Crescita buona ma fragile
Di Carlo Pelanda (11-10-2004)
L’economia globale sta crescendo del 5%, quella media dell’eurozona ha iniziato l’anno con un tendenziale dell’1,3%, poi migliorato attorno all’1,7%. Gli osservatori si aspettano che nella prossima revisione periodica delle previsioni di andamento, a fine ottobre, si arrivi al 2%. Germania ed Italia hanno il mercato interno stagnante (consumi ed investimenti), ma mostrano una forte ripresa delle esportazioni, appunto, tirate dalla crescita globale. Francia e Spagna esportano molto meno, ma hanno una crescita del mercato interno, pur poca, maggiore dei primi due. Lo scenario migliore è che per Italia e Germania il volano economico delle esportazioni metta in moto gli investimenti interni, amplificando la crescita verso la fine dell’anno (ora prevista tra l’1,9% ed il 2,1%, quasi esattamente nella media europea). Mentre la continuazione dell’espansione globale dovrebbe aumentare di un po’ anche le esportazioni di Spagna e Francia e, indirettamente, il loro export intrauropeo. Il verificarsi di tale situazione sostiene la previsione, appunto, di una crescita media dell’eurozona sul 2%. Che, vista la piatta degli ultimi tre anni, non sarebbe poi così male anche se paragone vergognoso in relazione alla crescita del resto del pianeta. Possiamo confermare l’ipotesi di un fine 2004 ed inizio 2005 almeno dignitosi?

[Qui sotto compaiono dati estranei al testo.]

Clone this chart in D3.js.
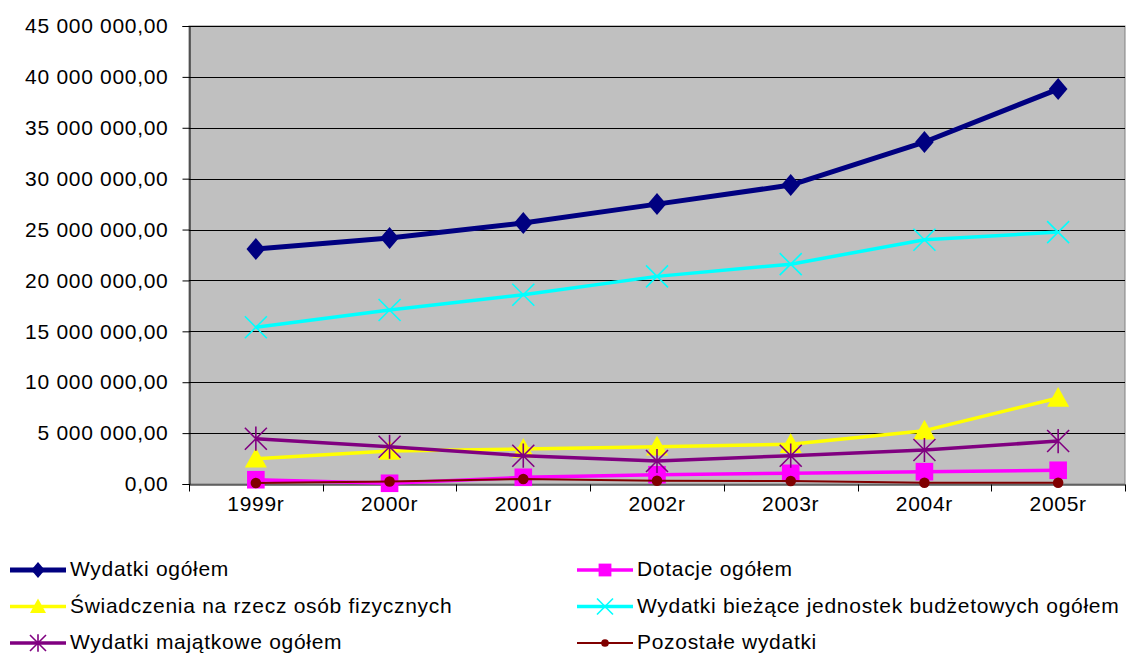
<!DOCTYPE html>
<html>
<head>
<meta charset="utf-8">
<script src="https://cdn.jsdelivr.net/npm/d3@7"></script>
<style>
	body { margin: 0; background: #fff; }
	text { font-family: "Liberation Sans", Arial, sans-serif; fill: #000; }
</style>
</head>
<body>
<svg width="1132" height="655"></svg>
<script>
// years on the x axis
var years = ['1999r', '2000r', '2001r', '2002r', '2003r', '2004r', '2005r'];

// series values (PLN)
var wydatkiOgolem   = [23080000, 24170000, 25640000, 27500000, 29370000, 33600000, 38800000];
var dotacjeOgolem   = [420000, 70000, 660000, 910000, 1050000, 1210000, 1350000];
var swiadczenia     = [2490000, 3240000, 3440000, 3660000, 3900000, 5240000, 8450000];
var wydatkiBiezace  = [15400000, 17100000, 18600000, 20400000, 21600000, 24000000, 24750000];
var wydatkiMajatkowe = [4450000, 3660000, 2780000, 2260000, 2780000, 3340000, 4220000];
var pozostale       = [100000, 250000, 490000, 320000, 300000, 130000, 130000];

var yTicks = [0, 5e6, 10e6, 15e6, 20e6, 25e6, 30e6, 35e6, 40e6, 45e6];

var series = [
	{ name: 'Wydatki ogółem', values: wydatkiOgolem, color: '#000080', width: 5, marker: 'diamond' },
	{ name: 'Dotacje ogółem', values: dotacjeOgolem, color: '#ff00ff', width: 3.5, marker: 'square' },
	{ name: 'Świadczenia na rzecz osób fizycznych', values: swiadczenia, color: '#ffff00', width: 3.5, marker: 'triangle' },
	{ name: 'Wydatki bieżące jednostek budżetowych ogółem', values: wydatkiBiezace, color: '#00ffff', width: 3.5, marker: 'x' },
	{ name: 'Wydatki majątkowe ogółem', values: wydatkiMajatkowe, color: '#800080', width: 3.5, marker: 'star' },
	{ name: 'Pozostałe wydatki', values: pozostale, color: '#800000', width: 2, marker: 'circle' }
];

var svg = d3.select('svg');
var plotLeft = 189, plotRight = 1125, plotTop = 26, plotBottom = 484;
var fontSize = '21px', spacing = '0.7px';

var pl = d3.formatLocale({ decimal: ',', thousands: ' ', grouping: [3], currency: ['', ''] });
var fmt = pl.format(',.2f');

var x = d3.scaleBand().domain(years).range([plotLeft, plotRight]);
var y = d3.scaleLinear().domain([0, 45e6]).range([plotBottom, plotTop]);

// plot background
svg.append('rect')
	.attr('x', plotLeft).attr('y', plotTop)
	.attr('width', plotRight - plotLeft).attr('height', plotBottom - plotTop)
	.attr('fill', '#c0c0c0')
	.attr('stroke', '#808080').attr('stroke-width', 1);

// gridlines
svg.append('g')
	.selectAll('line')
	.data(yTicks.filter(function(d) { return d > 0; }))
	.enter().append('line')
		.attr('x1', plotLeft).attr('x2', plotRight)
		.attr('y1', function(d) { return Math.round(y(d)) + 0.5; })
		.attr('y2', function(d) { return Math.round(y(d)) + 0.5; })
		.attr('stroke', '#000').attr('stroke-width', 1);

// y axis
var yAxis = svg.append('g')
	.attr('transform', 'translate(' + (plotLeft + 0.5) + ',0)')
	.call(d3.axisLeft(y).tickValues(yTicks).tickFormat(fmt).tickSize(7).tickPadding(14));
yAxis.select('.domain').attr('stroke', '#000');
yAxis.selectAll('text').style('font-size', fontSize).style('letter-spacing', spacing)
	.style('font-family', '"Liberation Sans", Arial, sans-serif').attr('fill', '#000');

// x axis
var xAxis = svg.append('g')
	.attr('transform', 'translate(0,' + (plotBottom + 0.5) + ')')
	.call(d3.axisBottom(x).tickSize(0).tickPadding(12));
xAxis.select('.domain').attr('stroke', '#000');
xAxis.selectAll('text').style('font-size', fontSize).style('letter-spacing', spacing)
	.style('font-family', '"Liberation Sans", Arial, sans-serif').attr('fill', '#000');
xAxis.selectAll('.sep')
	.data(d3.range(years.length + 1))
	.enter().append('line')
		.attr('class', 'sep')
		.attr('x1', function(i) { return Math.round(plotLeft + i * x.step()) + 0.5; })
		.attr('x2', function(i) { return Math.round(plotLeft + i * x.step()) + 0.5; })
		.attr('y1', 0).attr('y2', 7)
		.attr('stroke', '#000');

function cx(i) { return x(years[i]) + x.bandwidth() / 2; }

function drawMarker(g, type, color, s) {
	if (type == 'diamond') {
		g.append('path').attr('d', 'M0,' + (-s) + 'L' + (s * 0.85) + ',0L0,' + s + 'L' + (-s * 0.85) + ',0Z').attr('fill', color);
	} else if (type == 'square') {
		g.append('rect').attr('x', -s * 0.8).attr('y', -s * 0.8).attr('width', s * 1.6).attr('height', s * 1.6).attr('fill', color);
	} else if (type == 'triangle') {
		g.append('path').attr('d', 'M0,' + (-s) + 'L' + s + ',' + (s * 0.8) + 'L' + (-s) + ',' + (s * 0.8) + 'Z').attr('fill', color);
	} else if (type == 'x') {
		g.append('path').attr('d', 'M' + (-s) + ',' + (-s) + 'L' + s + ',' + s + 'M' + s + ',' + (-s) + 'L' + (-s) + ',' + s)
			.attr('stroke', color).attr('stroke-width', 1.6).attr('fill', 'none');
	} else if (type == 'star') {
		g.append('path').attr('d', 'M' + (-s) + ',' + (-s) + 'L' + s + ',' + s + 'M' + s + ',' + (-s) + 'L' + (-s) + ',' + s + 'M0,' + (-s * 1.1) + 'L0,' + (s * 1.1))
			.attr('stroke', color).attr('stroke-width', 1.6).attr('fill', 'none');
	} else if (type == 'circle') {
		g.append('circle').attr('r', s * 0.48).attr('fill', color);
	}
}

var line = d3.line()
	.x(function(d, i) { return cx(i); })
	.y(function(d) { return y(d); });

// series in order, later ones drawn on top
var plot = svg.append('g');
series.forEach(function(s) {
	var g = plot.append('g');
	g.append('path')
		.datum(s.values)
		.attr('d', line)
		.attr('fill', 'none')
		.attr('stroke', s.color)
		.attr('stroke-width', s.width)
		.attr('stroke-linejoin', 'round');
	s.values.forEach(function(v, i) {
		var m = g.append('g').attr('transform', 'translate(' + cx(i) + ',' + y(v) + ')');
		drawMarker(m, s.marker, s.color, 11);
	});
});

// legend, two columns
var legend = svg.append('g');
series.forEach(function(s, i) {
	var col = i % 2, row = Math.floor(i / 2);
	var lx = col == 0 ? 10 : 577;
	var ly = 570 + row * 36.5;
	var g = legend.append('g').attr('transform', 'translate(' + lx + ',' + ly + ')');
	g.append('line').attr('x1', 0).attr('x2', 56).attr('y1', 0).attr('y2', 0)
		.attr('stroke', s.color).attr('stroke-width', s.width);
	var m = g.append('g').attr('transform', 'translate(28,0)');
	drawMarker(m, s.marker, s.color, 8);
	g.append('text').attr('x', 60).attr('y', 0).attr('dy', '0.3em')
		.style('font-size', fontSize).style('letter-spacing', spacing).text(s.name);
});
</script>
</body>
</html>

Non ancora. L’impennata del prezzo del petrolio – di fatto una
tassa che toglie denari ai consumi ed aumenta i costi di produzioni e servizi
- è più duratura di quanto gli scenari
stimassero fino a poco tempo fa. Se resta ancora qualche settimana sui 50
dollari al barile è quasi certo un colpo piuttosto duro, anche se non tragico,
all’economia statunitense. Quindi alla sua capacità di assorbire prodotti dalla
Cina e da noi. Se ciò accadesse la crescita globale rallenterebbe. La Germania
subirebbe il colpo più duro perché fa crescita solo con l’export, tutto il
resto fermo o perfino recessivo. L’Italia avrebbe una botta diretta un po’ meno
dura, ma subirebbe per induzione quella tedesca così come tutto il mercato
intraeuropeo. Niente di tragico, ma il prezzo del petrolio può farci iniziare
bene o male il 2005. Cosa che conferma la debolezza dei modelli politici
europei-continentali che, non riuscendo a riformarsi sul piano di una maggiore
efficienza economica, dipendono solo dall’esterno per la crescita. E quindi
sono esposti ai venti del globo. Tempesta? Probabilmente non catastrofica, ma
solo media. Perché il prezzo del petrolio sembra restare prospetticamente
elevato, ma non a livelli stellari. Inoltre, sta migliorando la capacità di
assorbirne i rialzi senza fare troppa inflazione. Infatti non pare questo il
pericolo principale. Lo è, invece, la probabilità crescente che il dollaro
scenda ancora. Perché l’America importa molto più di quello che esporta e tale
deficit commerciale sta aumentando oltre il doppio del livello che la dottrina
tecnica ritiene sostenibile. In particolare, un deficit commerciale viene
compensato da un flusso finanziario di ritorno. Ma i dollari non stanno
tornando verso l’America in misura sufficiente. Quindi il riequilibrio del
deficit detto implica il crollo del valore di cambio della moneta Usa. Cosa che
renderebbe meno competitive le esportazioni europee, riducendole. Non sarebbe
necessariamente un disastro. Ma potrebbe diventarlo se la Banca centrale
europea alzasse nei prossimi mesi i tassi dell’euro con l’effetto probabile,
nel frangente, di portare il rapporto di cambio tra euro e dollaro a livelli
insostenibili per qualsiasi nostro esportatore. Poiché sta valutando l’idea è
utile chiederle, con il dovuto rispetto, di studiare molto, ma molto, a fondo
il rischio detto prima di muovere i tassi.